Justice Secretary Jesus Crispin Remulla had categorically stated early on that the DOJ would not allow the International Criminal Court to come over and investigate drug cases as the country had already renounced its ICC membership in 2017.

The ICC would be violating Philippine sovereignty, he said, if it insisted on doing a full-blown investigation of drug war deaths as our judicial system was working well and did not need an external entity to meddle in our internal affairs.

This official government position was reiterated by no less than President Marcos, who declared: “We’re done talking with the ICC. Like what we have been saying from the beginning, we will not cooperate with them in any way, shape, or form.”

But it appears the CHR is taking seriously its mandate as an “independent office” as the 1987 Constitution calls it that can “investigate on its own or on complaint by any party, all forms of human rights involving civil and political rights.”

What the CHR chairman said recently was the agency was “willing to cooperate” with the ICC on its investigation into the Duterte administration’s war on drugs.

But he admitted that the commission does not know yet which specific cases the ICC would look into. He also said the court had not yet sought the CHR’s assistance regarding any case.

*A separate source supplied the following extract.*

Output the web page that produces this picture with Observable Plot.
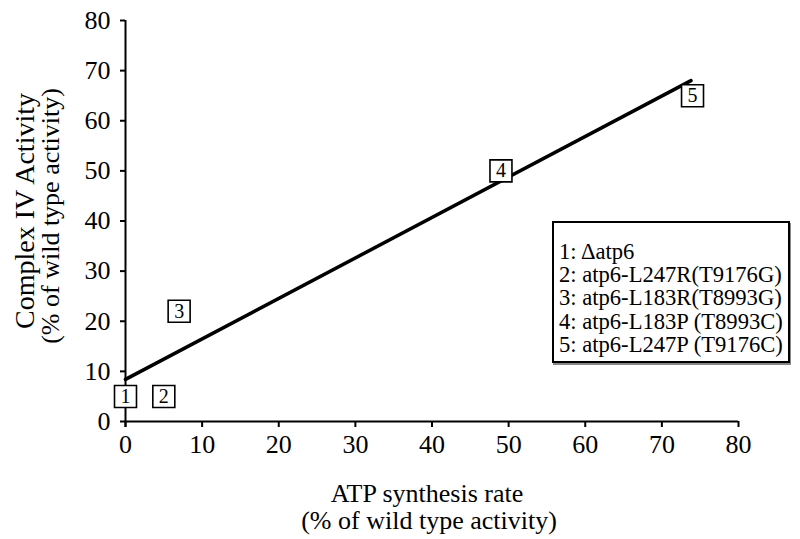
<!DOCTYPE html>
<html><head><meta charset="utf-8">
<script src="https://cdn.jsdelivr.net/npm/d3@7"></script>
<script src="https://cdn.jsdelivr.net/npm/@observablehq/plot@0.6"></script>
<style>
body{margin:0;background:#fff;}
#wrap{position:relative;width:800px;height:539px;font-family:"Liberation Serif","Times New Roman",serif;color:#000;}
#legend{position:absolute;left:552px;top:221px;width:238px;height:142px;box-sizing:border-box;border:2px solid #000;box-shadow:1px 2px 0 #888;background:#fff;padding:17px 0 0 5px;font-size:22.6px;line-height:23.2px;white-space:nowrap;}
</style></head><body><div id="wrap"></div>
<script>
const mutantIds = ["1", "2", "3", "4", "5"];
const atpRate = [0, 5, 7, 49, 74];
const complexIV = [5, 5, 22, 50, 65];
const fitX = [0, 73.8];
const fitY = [8.4, 68];
const xTicks = [0, 10, 20, 30, 40, 50, 60, 70, 80];
const yTicks = [0, 10, 20, 30, 40, 50, 60, 70, 80];
const legendLabels = ["1: \u0394atp6", "2: atp6-L247R(T9176G)", "3: atp6-L183R(T8993G)", "4: atp6-L183P (T8993C)", "5: atp6-L247P (T9176C)"];
const xTitleLines = ["ATP synthesis rate", "(% of wild type activity)"];
const yTitleLines = ["Complex IV Activity", "(% of wild type activity)"];

const points = mutantIds.map((id, i) => ({id, x: atpRate[i], y: complexIV[i]}));
const fit = fitX.map((x, i) => ({x, y: fitY[i]}));
const font = '"Liberation Serif","Times New Roman",serif';

const plot = Plot.plot({
  width: 800, height: 539,
  marginLeft: 125, marginRight: 62, marginTop: 20, marginBottom: 118,
  style: {fontFamily: font, fontSize: "26px", color: "#000", background: "#fff", overflow: "visible"},
  x: {domain: [0, 80]},
  y: {domain: [0, 80]},
  marks: [
    Plot.axisX({ticks: xTicks, tickSize: 6, tickPadding: 7.5, fontSize: 26, label: null, strokeWidth: 2}),
    Plot.axisY({ticks: yTicks, tickSize: 5, tickPadding: 10, fontSize: 26, label: null, strokeWidth: 2}),
    Plot.ruleY([0], {strokeWidth: 2}),
    Plot.ruleX([0], {strokeWidth: 2, insetBottom: -6}),
    Plot.line(fit, {x: "x", y: "y", stroke: "#000", strokeWidth: 3.5}),
    Plot.dot(points, {x: "x", y: "y", symbol: "square", r: 12.4, fill: "#fff", stroke: "#000", strokeWidth: 1.6}),
    Plot.text(points, {x: "x", y: "y", text: "id", fontSize: 20, fill: "#000"}),
    Plot.text([xTitleLines[0]], {text: d => d, frameAnchor: "bottom", textAnchor: "middle", lineAnchor: "bottom", dx: -5, dy: 80, fontSize: 26}),
    Plot.text([xTitleLines[1]], {text: d => d, frameAnchor: "bottom", textAnchor: "middle", lineAnchor: "bottom", dx: -3, dy: 107.5, fontSize: 26}),
    Plot.text([yTitleLines[0]], {text: d => d, frameAnchor: "left", textAnchor: "middle", lineAnchor: "bottom", rotate: -90, dx: -92, dy: -10, fontSize: 28}),
    Plot.text([yTitleLines[1]], {text: d => d, frameAnchor: "left", textAnchor: "middle", lineAnchor: "bottom", rotate: -90, dx: -67, dy: -5, fontSize: 26})
  ]
});
const wrap = document.getElementById("wrap");
wrap.appendChild(plot);
const legend = document.createElement("div");
legend.id = "legend";
legendLabels.forEach(t => { const row = document.createElement("div"); row.textContent = t; legend.appendChild(row); });
wrap.appendChild(legend);
</script></body></html>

While the CHR only has recommendatory but not prosecutorial power, it can grant “immunity from prosecution to any person whose testimony or possession of documents or other evidence is necessary or convenient to determine the truth in any investigation conducted by it or under its authority.”

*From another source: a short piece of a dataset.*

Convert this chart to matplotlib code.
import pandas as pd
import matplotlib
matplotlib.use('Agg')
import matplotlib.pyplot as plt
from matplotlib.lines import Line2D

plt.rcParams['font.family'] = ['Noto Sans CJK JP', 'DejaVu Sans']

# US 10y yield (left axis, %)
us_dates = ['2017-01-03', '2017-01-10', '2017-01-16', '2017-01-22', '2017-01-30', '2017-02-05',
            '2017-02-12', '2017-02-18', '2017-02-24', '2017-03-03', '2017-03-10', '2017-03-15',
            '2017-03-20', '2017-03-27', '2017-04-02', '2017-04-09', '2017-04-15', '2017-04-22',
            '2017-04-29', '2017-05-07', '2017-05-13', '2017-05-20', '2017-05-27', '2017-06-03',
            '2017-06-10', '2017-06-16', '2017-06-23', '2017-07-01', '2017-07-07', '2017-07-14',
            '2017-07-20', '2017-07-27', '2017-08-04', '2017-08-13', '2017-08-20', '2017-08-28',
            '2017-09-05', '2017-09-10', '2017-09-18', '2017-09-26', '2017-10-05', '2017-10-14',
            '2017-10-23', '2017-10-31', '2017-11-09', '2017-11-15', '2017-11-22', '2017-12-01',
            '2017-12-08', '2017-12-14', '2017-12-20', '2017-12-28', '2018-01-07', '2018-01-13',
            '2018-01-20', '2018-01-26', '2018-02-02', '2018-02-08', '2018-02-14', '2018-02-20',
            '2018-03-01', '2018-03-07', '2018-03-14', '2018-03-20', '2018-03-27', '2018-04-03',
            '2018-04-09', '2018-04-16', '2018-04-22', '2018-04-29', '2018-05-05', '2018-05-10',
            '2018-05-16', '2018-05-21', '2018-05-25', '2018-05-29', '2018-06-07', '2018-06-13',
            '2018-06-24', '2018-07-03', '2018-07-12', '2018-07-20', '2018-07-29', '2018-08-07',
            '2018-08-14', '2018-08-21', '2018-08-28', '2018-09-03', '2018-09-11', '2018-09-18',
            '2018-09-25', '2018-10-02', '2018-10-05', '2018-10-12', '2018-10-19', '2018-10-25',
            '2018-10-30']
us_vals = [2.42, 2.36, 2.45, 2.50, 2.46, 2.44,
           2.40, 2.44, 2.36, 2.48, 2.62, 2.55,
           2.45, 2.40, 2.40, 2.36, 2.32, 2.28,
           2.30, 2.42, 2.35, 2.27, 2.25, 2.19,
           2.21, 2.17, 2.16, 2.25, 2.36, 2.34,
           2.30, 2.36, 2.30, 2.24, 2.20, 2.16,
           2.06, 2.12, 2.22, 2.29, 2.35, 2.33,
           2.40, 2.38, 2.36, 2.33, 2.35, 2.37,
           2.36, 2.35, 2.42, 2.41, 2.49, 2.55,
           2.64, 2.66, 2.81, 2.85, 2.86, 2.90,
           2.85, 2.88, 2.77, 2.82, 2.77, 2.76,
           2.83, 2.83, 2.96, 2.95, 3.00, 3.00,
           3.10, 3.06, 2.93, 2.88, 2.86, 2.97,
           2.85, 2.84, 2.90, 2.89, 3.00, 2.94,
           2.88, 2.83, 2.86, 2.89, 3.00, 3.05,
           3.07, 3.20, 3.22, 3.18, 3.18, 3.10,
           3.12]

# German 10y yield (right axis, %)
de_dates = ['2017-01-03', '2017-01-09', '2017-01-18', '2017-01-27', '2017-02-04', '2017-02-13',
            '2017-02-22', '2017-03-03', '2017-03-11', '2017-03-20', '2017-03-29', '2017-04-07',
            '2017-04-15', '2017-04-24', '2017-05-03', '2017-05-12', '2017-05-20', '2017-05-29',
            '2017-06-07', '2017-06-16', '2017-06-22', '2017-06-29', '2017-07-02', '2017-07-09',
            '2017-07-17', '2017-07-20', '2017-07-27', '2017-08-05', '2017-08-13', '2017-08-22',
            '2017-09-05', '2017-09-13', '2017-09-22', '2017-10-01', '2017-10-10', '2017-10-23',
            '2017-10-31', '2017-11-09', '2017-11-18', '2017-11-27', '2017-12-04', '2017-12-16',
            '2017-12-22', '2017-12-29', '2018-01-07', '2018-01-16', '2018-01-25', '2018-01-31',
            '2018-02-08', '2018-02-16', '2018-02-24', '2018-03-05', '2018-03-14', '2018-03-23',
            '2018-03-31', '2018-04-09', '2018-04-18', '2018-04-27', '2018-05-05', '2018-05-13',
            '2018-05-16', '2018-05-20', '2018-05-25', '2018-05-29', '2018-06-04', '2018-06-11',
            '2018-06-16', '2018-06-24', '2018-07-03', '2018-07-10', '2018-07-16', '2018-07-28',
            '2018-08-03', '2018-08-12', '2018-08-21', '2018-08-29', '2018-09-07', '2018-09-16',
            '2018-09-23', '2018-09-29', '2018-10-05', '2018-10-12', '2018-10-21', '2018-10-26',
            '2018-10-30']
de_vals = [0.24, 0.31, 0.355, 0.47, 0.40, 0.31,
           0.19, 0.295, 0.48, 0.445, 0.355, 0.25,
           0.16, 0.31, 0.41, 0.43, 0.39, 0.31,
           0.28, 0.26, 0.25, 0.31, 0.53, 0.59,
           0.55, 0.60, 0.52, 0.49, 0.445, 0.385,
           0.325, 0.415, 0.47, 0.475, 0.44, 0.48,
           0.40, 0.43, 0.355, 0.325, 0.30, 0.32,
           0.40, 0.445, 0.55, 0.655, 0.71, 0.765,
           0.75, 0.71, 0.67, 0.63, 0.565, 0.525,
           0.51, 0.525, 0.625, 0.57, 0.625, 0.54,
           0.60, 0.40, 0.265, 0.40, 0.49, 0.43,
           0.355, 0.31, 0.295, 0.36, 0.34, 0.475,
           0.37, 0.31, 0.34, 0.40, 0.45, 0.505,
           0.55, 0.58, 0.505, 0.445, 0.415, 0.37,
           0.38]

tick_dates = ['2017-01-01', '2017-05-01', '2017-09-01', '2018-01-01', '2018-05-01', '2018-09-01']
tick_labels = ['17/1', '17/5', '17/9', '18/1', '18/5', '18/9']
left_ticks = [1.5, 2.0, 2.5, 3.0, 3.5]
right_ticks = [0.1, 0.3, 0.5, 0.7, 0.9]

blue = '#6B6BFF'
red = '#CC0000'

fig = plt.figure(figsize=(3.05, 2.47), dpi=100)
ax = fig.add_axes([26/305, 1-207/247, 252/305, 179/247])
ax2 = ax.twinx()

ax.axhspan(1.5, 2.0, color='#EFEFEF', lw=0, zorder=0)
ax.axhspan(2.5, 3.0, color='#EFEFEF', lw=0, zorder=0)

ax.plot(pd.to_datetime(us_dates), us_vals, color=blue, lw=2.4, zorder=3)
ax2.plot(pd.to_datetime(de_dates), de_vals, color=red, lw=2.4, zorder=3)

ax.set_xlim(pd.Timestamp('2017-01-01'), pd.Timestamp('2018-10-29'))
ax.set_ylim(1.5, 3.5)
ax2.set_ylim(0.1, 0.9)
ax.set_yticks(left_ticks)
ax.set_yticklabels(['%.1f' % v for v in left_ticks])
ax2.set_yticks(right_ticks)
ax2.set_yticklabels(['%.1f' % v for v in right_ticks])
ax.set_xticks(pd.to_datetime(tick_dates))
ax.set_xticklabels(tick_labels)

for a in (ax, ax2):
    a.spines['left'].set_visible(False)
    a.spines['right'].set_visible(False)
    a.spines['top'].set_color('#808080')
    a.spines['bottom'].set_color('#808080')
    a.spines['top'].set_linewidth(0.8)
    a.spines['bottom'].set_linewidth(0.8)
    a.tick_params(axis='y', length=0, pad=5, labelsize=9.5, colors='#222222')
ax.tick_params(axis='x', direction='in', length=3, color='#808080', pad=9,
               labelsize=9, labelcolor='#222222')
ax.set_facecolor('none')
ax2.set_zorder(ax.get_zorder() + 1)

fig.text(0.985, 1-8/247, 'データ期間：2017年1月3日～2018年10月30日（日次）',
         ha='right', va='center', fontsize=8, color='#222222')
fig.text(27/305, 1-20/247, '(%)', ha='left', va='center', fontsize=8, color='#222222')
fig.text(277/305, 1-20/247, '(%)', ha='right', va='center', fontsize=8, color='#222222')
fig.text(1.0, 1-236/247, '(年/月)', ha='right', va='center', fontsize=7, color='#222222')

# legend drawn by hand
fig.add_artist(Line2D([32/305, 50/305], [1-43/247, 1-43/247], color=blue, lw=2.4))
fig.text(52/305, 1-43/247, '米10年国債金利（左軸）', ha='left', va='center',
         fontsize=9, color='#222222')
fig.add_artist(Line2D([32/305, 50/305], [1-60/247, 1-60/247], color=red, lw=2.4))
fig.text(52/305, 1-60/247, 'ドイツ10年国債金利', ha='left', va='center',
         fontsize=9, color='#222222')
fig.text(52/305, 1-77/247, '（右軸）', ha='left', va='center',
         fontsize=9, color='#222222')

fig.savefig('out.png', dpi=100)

Palpal-latoc told media recently “if the ICC will request us to help them [provide] the evidence we have gathered in the cases we have already investigated, we can share it…If our participation would help find a solution to the problem of human rights affecting Filipinos, we will perform our mandate.”

No doubt, human rights groups would welcome the CHR’s position that stands in direct contrast to that taken by Malacañang and the DOJ.

But will the CHR stand pat on this? That we’ll have to see.